Boiled down to its simplest elements, the word Sociology means the study of society, which makes it a discipline grounded in an ever-changing social world and one which is always relevant. The close relationship the subject has to everyday life and current affairs makes it an exciting one to study, prompting its students to look at the world around them anew. As well as this, this relationship makes the discipline a very important one, with those working within it tackling such problems as the refugee crisis, urban deprivation and crime.
While society has always been subject to upheaval and unrest, I do believe that we are currently experiencing a particularly tumultuous period, the gravity of which people are only just beginning to understand. It would seem that the consensuses established after 1945 are being undermined at an alarming rate. Since the financial crash, we have seen an unprecedented rise in nationalistic, anti-egalitarian movements which no one could have really predicted. From UKIP’s rise in the UK, to the Front National’s in France and the PVV in the Netherlands, nationalist, anti-immigration, anti-EU parties are surging. Even in Germany, the anti-Islamic PEGIDA movement has rapidly grown in popularity – particularly after the attacks in Cologne. In no small part, the growth of these sentiments has been fuelled by the refugee crisis putting pressure on European border policy, and the expansion of ISIS and renewed threat of Islamist terrorism.It is clear that the very foundations of European co-operation and liberal democracy are seriously threatened for the first time in the postwar era.

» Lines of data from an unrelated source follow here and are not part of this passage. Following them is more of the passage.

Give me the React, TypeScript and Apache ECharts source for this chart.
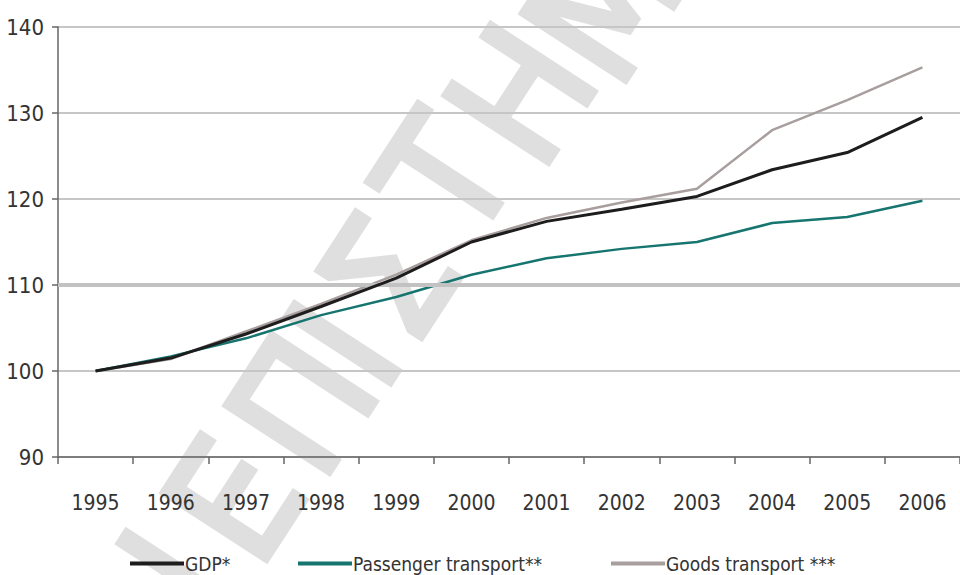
import React, { useEffect, useRef } from "react";
import * as echarts from "echarts";

// Index, 1995 = 100
const years = ["1995", "1996", "1997", "1998", "1999", "2000", "2001", "2002", "2003", "2004", "2005", "2006"];
const gdp = [100, 101.5, 104.3, 107.5, 110.8, 115.0, 117.4, 118.8, 120.3, 123.4, 125.4, 129.5];
const passenger = [100, 101.7, 103.8, 106.5, 108.6, 111.2, 113.1, 114.2, 115.0, 117.2, 117.9, 119.8];
const goods = [100, 101.4, 104.6, 107.8, 111.2, 115.2, 117.8, 119.6, 121.2, 128.0, 131.5, 135.3];
const seriesNames = ["GDP*", "Passenger transport**", "Goods transport ***"];
const highlightLevel = [110];

const FONT = "'DejaVu Sans Condensed', 'Liberation Sans Narrow', 'Roboto', sans-serif";

// watermark letters laid along a diagonal: [glyph, centre x, centre y]
const watermark: [string, number, number][] = [
  ["Ν", 158, 602],
  ["Ε", 235, 500],
  ["Π", 303, 405],
  ["Ι", 345, 345],
  ["Σ", 390, 278],
  ["Τ", 447, 178],
  ["Η", 522, 95],
  ["Μ", 604, 6],
];

export default function App() {
  const ref = useRef<HTMLDivElement>(null);

  useEffect(() => {
    if (!ref.current) return;
    const chart = echarts.init(ref.current, undefined, { renderer: "svg" });

    const legendBase = {
      top: 549,
      icon: "rect",
      itemWidth: 54,
      itemHeight: 4,
      textStyle: { fontFamily: FONT, fontSize: 19, color: "#333", padding: [0, 0, 0, -4] },
      selectedMode: false,
    };

    const rot = (57 * Math.PI) / 180;

    chart.setOption({
      animation: false,
      backgroundColor: "#fff",
      graphic: [
        {
          type: "group",
          z: 1,
          silent: true,
          children: watermark.map(([ch, x, y]) => ({
            type: "text",
            x,
            y,
            rotation: rot,
            style: {
              text: ch,
              fontFamily: "'DejaVu Sans Condensed', 'DejaVu Sans', sans-serif",
              fontSize: 170,
              fill: "#dfdfdf",
              stroke: "#dfdfdf",
              lineWidth: 6,
              align: "center",
              verticalAlign: "middle",
            },
          })),
        },
      ],
      legend: [
        { ...legendBase, left: 125, data: [seriesNames[0]] },
        { ...legendBase, left: 293, data: [seriesNames[1]] },
        { ...legendBase, left: 606, data: [seriesNames[2]] },
      ],
      grid: { left: 58, top: 27, width: 908, height: 430, containLabel: false },
      xAxis: {
        type: "category",
        data: years,
        boundaryGap: true,
        axisLine: { lineStyle: { color: "#666", width: 1.5 } },
        axisTick: { show: true, length: 7, lineStyle: { color: "#666", width: 1.5 } },
        axisLabel: { fontFamily: FONT, fontSize: 21, color: "#333", margin: 35 },
        splitLine: { show: false },
      },
      yAxis: {
        type: "value",
        min: 90,
        max: 140,
        interval: 10,
        axisLine: { show: true, lineStyle: { color: "#666", width: 1.5 } },
        axisTick: { show: true, length: 6, lineStyle: { color: "#666", width: 1.5 } },
        axisLabel: { fontFamily: FONT, fontSize: 22, color: "#333", margin: 14, padding: [6, 0, 0, 0] },
        splitLine: { lineStyle: { color: "#c6c6c6", width: 2 } },
      },
      series: [
        {
          // heavier reference line at the 110 level, under the data lines
          type: "line",
          name: "ref",
          data: [],
          z: 1,
          silent: true,
          markLine: {
            silent: true,
            symbol: "none",
            label: { show: false },
            lineStyle: { color: "#c2c2c2", width: 4, type: "solid" },
            data: highlightLevel.map((v) => ({ yAxis: v })),
          },
        },
        {
          name: seriesNames[2],
          type: "line",
          data: goods,
          symbol: "none",
          lineStyle: { color: "#a89e9e", width: 2.5 },
          itemStyle: { color: "#a89e9e" },
          z: 3,
        },
        {
          name: seriesNames[1],
          type: "line",
          data: passenger,
          symbol: "none",
          lineStyle: { color: "#17756f", width: 2.5 },
          itemStyle: { color: "#17756f" },
          z: 4,
        },
        {
          name: seriesNames[0],
          type: "line",
          data: gdp,
          symbol: "none",
          lineStyle: { color: "#1d1d1d", width: 3 },
          itemStyle: { color: "#1d1d1d" },
          z: 5,
        },
      ],
    });

    return () => chart.dispose();
  }, []);

  return <div ref={ref} style={{ width: 960, height: 575, position: "absolute", left: 0, top: 0 }} />;
}
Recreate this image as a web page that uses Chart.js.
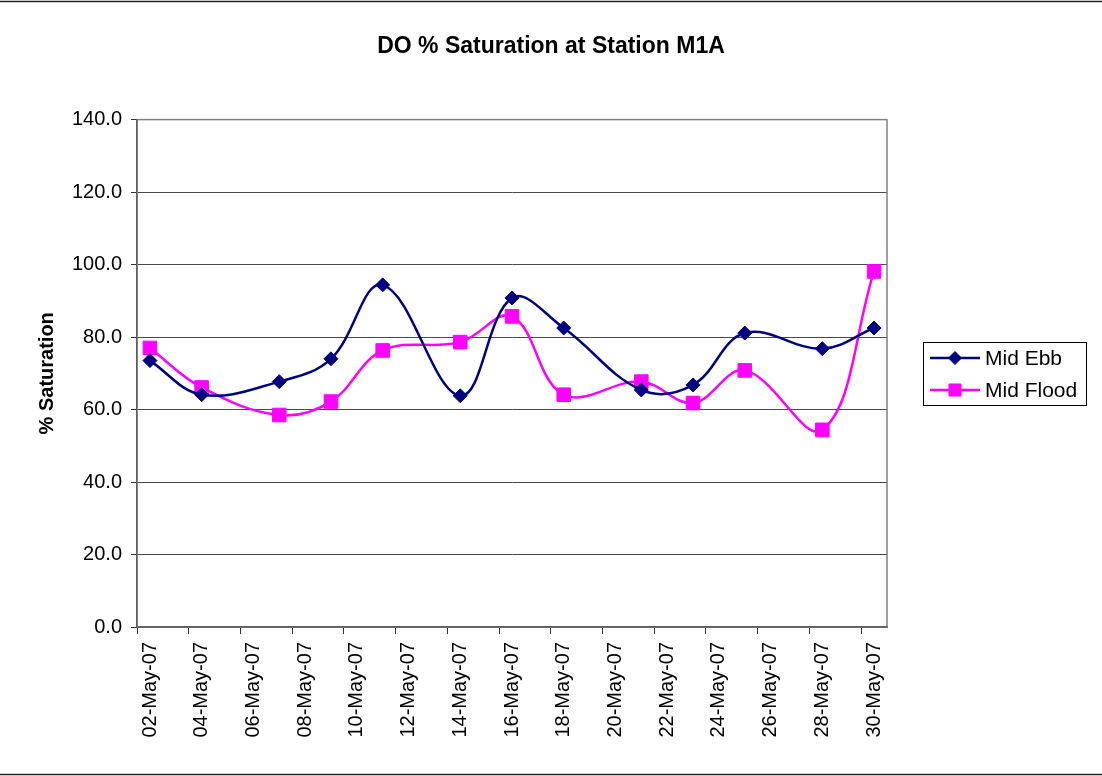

A protest against the ‘”Islamisation” of Europe, by the German far-right street movement ‘PEGIDA’. (Photo Jan Meyer/AP)
Coupled with this are seemingly ever-increasing divisions between social groups. Only last week, the so-called pick-up artist and anti-feminist ‘Roosh V’, a more grotesque example of the growing ‘Men’s Rights Activist’ movement, had to cancel a series of meetings of his ‘neo-masculinist’ movement. This was largely because of threats he had received as a result of his stance on legalising marital rape. Thankfully, such extreme views are rare, but it cannot be denied that the climate of debate in general has become more toxic – especially with the advent of social media. Debates between left and right have become increasingly polarised, with personal insults, censorship and threats now commonplace – a state of affairs which should worry anybody who values democracy and debate.
All this being set against an increasingly insecure job market, a hacking back of the state and revolutions in digital technology makes the future very uncertain, even rather dangerous. We have made the mistake of assuming that ‘progress’ is something easily defined and linear, and we forget that society is able to fall back into darker times far easier than progress to brighter ones. If our present is marked by anything, it is uncertainty, and it is the job of sociologists and anthropologists to try to both understand and explain what is happening. In my opinion, we are experiencing a backlash against rapid social change which has left an increasing amount of people ontologically insecure and in need of something to stake their colours to.
For my part, studying Sociology has led me to the thought of Émile Durkheim, and I believe his belief in social solidarity and collectivism in preference to the individual has great pertinence for our age. However, I realise there are plenty who would disagree with me, and it is this that makes Sociology a stimulating subject to study. In 2015, Exeter was ranked as one of the top 10 Universities in the UK for Sociology by both The Complete University Guide and the Guardian newspaper. Coupled with the broadness of the course and specialisms of the academic staff, studying Sociology at Exeter can equip you with the skills and knowledge needed to help combat some of the most pressing issues of our time.